[proofplan] The proof is a dimension count using the symplectic orthogonal complement. Isotropicity gives the inclusion $W\subset W^\omega$, and the [dimension formula for symplectic complements](/theorems/10039) then forces $\dim W\le n$. Coisotropicity is handled by applying the same isotropic bound to $W^\omega$, while the Lagrangian case follows by substituting $W=W^\omega$ into the same dimension formula. The converse uses isotropicity to get $W\subset W^\omega$ and equality of dimensions to upgrade this inclusion to equality. [/proofplan]

[step:Use isotropicity and the symplectic complement formula to bound $\dim W$ from above]Assume that $W$ is isotropic. By definition of isotropic subspace, $W\subset W^\omega$. Hence \begin{align*} \dim W\le \dim W^\omega. \end{align*} By [citetheorem:10039], applied to the subspace $W\subset V$, \begin{align*} \dim W+\dim W^\omega=\dim V=2n. \end{align*} Combining the two displayed relations gives \begin{align*} 2\dim W\le \dim W+\dim W^\omega=2n. \end{align*} Therefore $\dim W\le n$.[/step]

[guided]Assume that $W$ is isotropic. The definition of isotropic subspace says precisely that every vector in $W$ is symplectically orthogonal to every vector in $W$. In terms of the symplectic orthogonal complement, this is the inclusion \begin{align*} W\subset W^\omega. \end{align*} Since $V$ is finite-dimensional, inclusion of subspaces implies the corresponding dimension inequality: \begin{align*} \dim W\le \dim W^\omega. \end{align*} Now we use the structural input about symplectic complements.
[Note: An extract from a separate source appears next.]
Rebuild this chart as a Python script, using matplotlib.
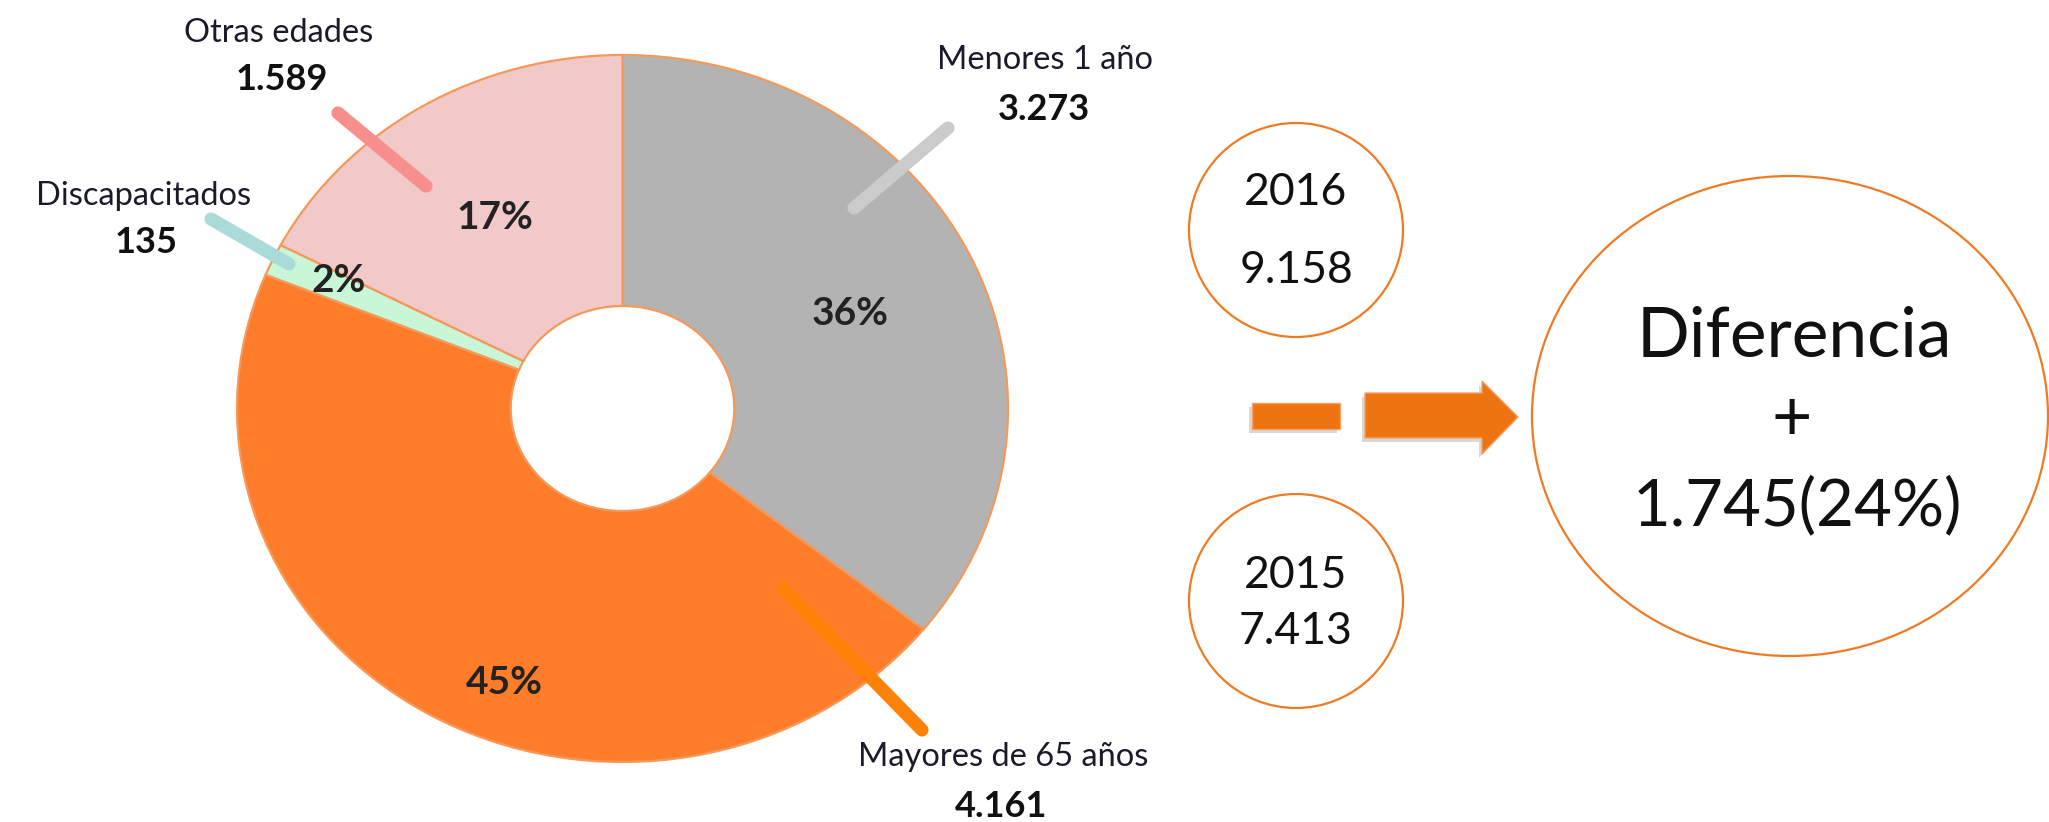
import matplotlib
matplotlib.use("Agg")
import matplotlib.pyplot as plt
from matplotlib.patches import Ellipse, Polygon, Rectangle

# ---------------- data ----------------
categories = ["Menores 1 año", "Mayores de 65 años", "Discapacitados", "Otras edades"]
values = [3273, 4161, 135, 1589]
value_labels = ["3.273", "4.161", "135", "1.589"]
pct_labels = ["36%", "45%", "2%", "17%"]
year_labels = ["2016", "2015"]
year_totals = ["9.158", "7.413"]
diff_title = "Diferencia"
diff_sign = "+"
diff_value = "1.745(24%)"

# ---------------- style ----------------
W, H = 2049, 822
wedge_colors = ["#B3B3B3", "#FD7D2A", "#C9F6D7", "#F1C9C8"]
leader_colors = ["#CBCBCB", "#FF8208", "#A9DCD8", "#F7908C"]
edge_col = "#F5995A"
ring_col = "#F07A22"
arrow_col = "#EE7412"
FONT = "Lato"

fig = plt.figure(figsize=(W / 100, H / 100), dpi=100)
fig.patch.set_facecolor("white")

# donut axes (slightly squashed ellipse like the reference)
ox0, ox1, oy0, oy1 = 237, 1008, 55, 762
axp = fig.add_axes([ox0 / W, 1 - oy1 / H, (ox1 - ox0) / W, (oy1 - oy0) / H])
wedges, _ = axp.pie(values, colors=wedge_colors, startangle=90, counterclock=False,
                    radius=1.0,
                    wedgeprops=dict(width=0.71, edgecolor=edge_col, linewidth=1.6))
axp.set_aspect("auto")
axp.set_xlim(-1, 1)
axp.set_ylim(-1, 1)
axp.axis("off")

# overlay axes in pixel coordinates
ax = fig.add_axes([0, 0, 1, 1], zorder=5)
ax.set_xlim(0, W)
ax.set_ylim(H, 0)
ax.axis("off")
ax.patch.set_alpha(0)

# percentage labels inside wedges
pct_pos = [(850, 313), (504, 682), (339, 280), (495, 217)]
for (x, y), t in zip(pct_pos, pct_labels):
    ax.text(x, y, t, ha="center", va="center", fontsize=28, fontweight="bold",
            family=FONT, color="#222222", zorder=6)

# leader lines (start in wedge -> toward label)
leaders = [((854, 208), (948, 128)),
           ((783, 588), (922, 730)),
           ((289, 264), (211, 219)),
           ((426, 186), (338, 113))]
for (p0, p1), c in zip(leaders, leader_colors):
    ax.plot([p0[0], p1[0]], [p0[1], p1[1]], color=c, lw=9.5,
            solid_capstyle="round", zorder=7)

# category names and values
name_pos = [(1045, 60), (1003, 757), (144, 196), (279, 33)]
val_pos = [(1044, 110), (1001, 806), (146, 242), (282, 80)]
for (nx, ny), (vx, vy), n, v in zip(name_pos, val_pos, categories, value_labels):
    ax.text(nx, ny, n, ha="center", va="center", fontsize=23.5, family=FONT,
            color="#1a1a2a", zorder=8)
    ax.text(vx, vy, v, ha="center", va="center", fontsize=26, fontweight="bold",
            family=FONT, color="#111111", zorder=8)

# year circles
year_circles = [(1296, 230), (1296, 601)]
year_text_y = [(192, 270), (575, 631)]
for (cx, cy), (ty1, ty2), yl, yt in zip(year_circles, year_text_y, year_labels, year_totals):
    ax.add_patch(Ellipse((cx, cy), 214, 214, facecolor="white", edgecolor=ring_col,
                         lw=1.6, zorder=2))
    ax.text(cx, ty1, yl, ha="center", va="center", fontsize=32, family=FONT,
            color="#111111", zorder=3)
    ax.text(cx, ty2, yt, ha="center", va="center", fontsize=32, family=FONT,
            color="#111111", zorder=3)

# minus sign + arrow (with soft shadow)
sh = 4
ax.add_patch(Rectangle((1252 - sh + 1, 403 + sh), 88, 26, facecolor="#D8D8D8",
                       edgecolor="none", zorder=2))
ax.add_patch(Rectangle((1252, 403), 88, 26, facecolor=arrow_col, edgecolor="#F5A060",
                       lw=1, zorder=3))
arrow_pts = [(1365, 393), (1482, 393), (1482, 381), (1518, 417), (1482, 454),
             (1482, 438), (1365, 438)]
ax.add_patch(Polygon([(x - sh + 1, y + sh) for x, y in arrow_pts], closed=True,
                     facecolor="#D8D8D8", edgecolor="none", zorder=2))
ax.add_patch(Polygon(arrow_pts, closed=True, facecolor=arrow_col, edgecolor="#F5A060",
                     lw=1, zorder=3))

# difference circle
ax.add_patch(Ellipse((1790, 416), 516, 480, facecolor="white", edgecolor=ring_col,
                     lw=1.6, zorder=2))
ax.text(1794, 337, diff_title, ha="center", va="center", fontsize=50, family=FONT,
        color="#111111", zorder=3)
ax.text(1792, 420, diff_sign, ha="center", va="center", fontsize=50, family=FONT,
        color="#111111", zorder=3)
ax.text(1797, 506, diff_value, ha="center", va="center", fontsize=47, family=FONT,
        color="#111111", zorder=3)

fig.savefig("out.png", dpi=100, facecolor="white")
The theorem [citetheorem:10039] applies because $W$ is a subspace of the finite-dimensional symplectic [vector space](/page/Vector%20Space) $(V,\omega)$. It gives \begin{align*} \dim W+\dim W^\omega=\dim V. \end{align*} The hypothesis of the theorem states that $\dim V=2n$, so \begin{align*} \dim W+\dim W^\omega=2n. \end{align*} The point of comparing $W$ with $W^\omega$ is that the dimension formula now turns the inclusion into a numerical bound. Since $\dim W\le \dim W^\omega$, we have \begin{align*} 2\dim W\le \dim W+\dim W^\omega. \end{align*} Substituting the dimension formula gives \begin{align*} 2\dim W\le 2n. \end{align*} Dividing by $2$ yields \begin{align*} \dim W\le n. \end{align*}[/guided]

[step:Apply the isotropic bound to the symplectic complement of a coisotropic subspace] Assume that $W$ is coisotropic. By definition, $W^\omega\subset W$. We first check that $W^\omega$ is isotropic. Let $u,v\in W^\omega$. Since $u\in W^\omega\subset W$ and $v\in W^\omega$, the definition of $W^\omega$ gives \begin{align*} \omega(v,u)=0. \end{align*} Because $\omega$ is alternating, \begin{align*} \omega(u,v)=-\omega(v,u)=0. \end{align*} Thus $W^\omega$ is isotropic. Applying the isotropic bound already proved to the subspace $W^\omega\subset V$ gives \begin{align*} \dim W^\omega\le n. \end{align*} Using [citetheorem:10039] again, \begin{align*} \dim W+\dim W^\omega=2n. \end{align*} Therefore \begin{align*} \dim W=2n-\dim W^\omega\ge 2n-n=n. \end{align*} So $\dim W\ge n$. [/step]

[step:Substitute the Lagrangian equality into the dimension formula] Assume that $W$ is Lagrangian, so by definition \begin{align*} W=W^\omega. \end{align*} Applying [citetheorem:10039] to $W\subset V$ gives \begin{align*} \dim W+\dim W^\omega=2n. \end{align*} Substituting $W^\omega=W$ gives \begin{align*} 2\dim W=2n. \end{align*} Hence $\dim W=n$. [/step]

[step:Upgrade a maximal-dimensional isotropic subspace to a Lagrangian subspace] Conversely, assume that $W$ is isotropic and that $\dim W=n$. Isotropicity gives \begin{align*} W\subset W^\omega. \end{align*} By [citetheorem:10039], \begin{align*} \dim W+\dim W^\omega=2n. \end{align*} Since $\dim W=n$, this becomes \begin{align*} n+\dim W^\omega=2n, \end{align*} so $\dim W^\omega=n$. Thus $W\subset W^\omega$ and the two finite-dimensional subspaces have the same dimension. Therefore \begin{align*} W=W^\omega. \end{align*} By definition, $W$ is Lagrangian. This proves the converse and completes the proof. [/step]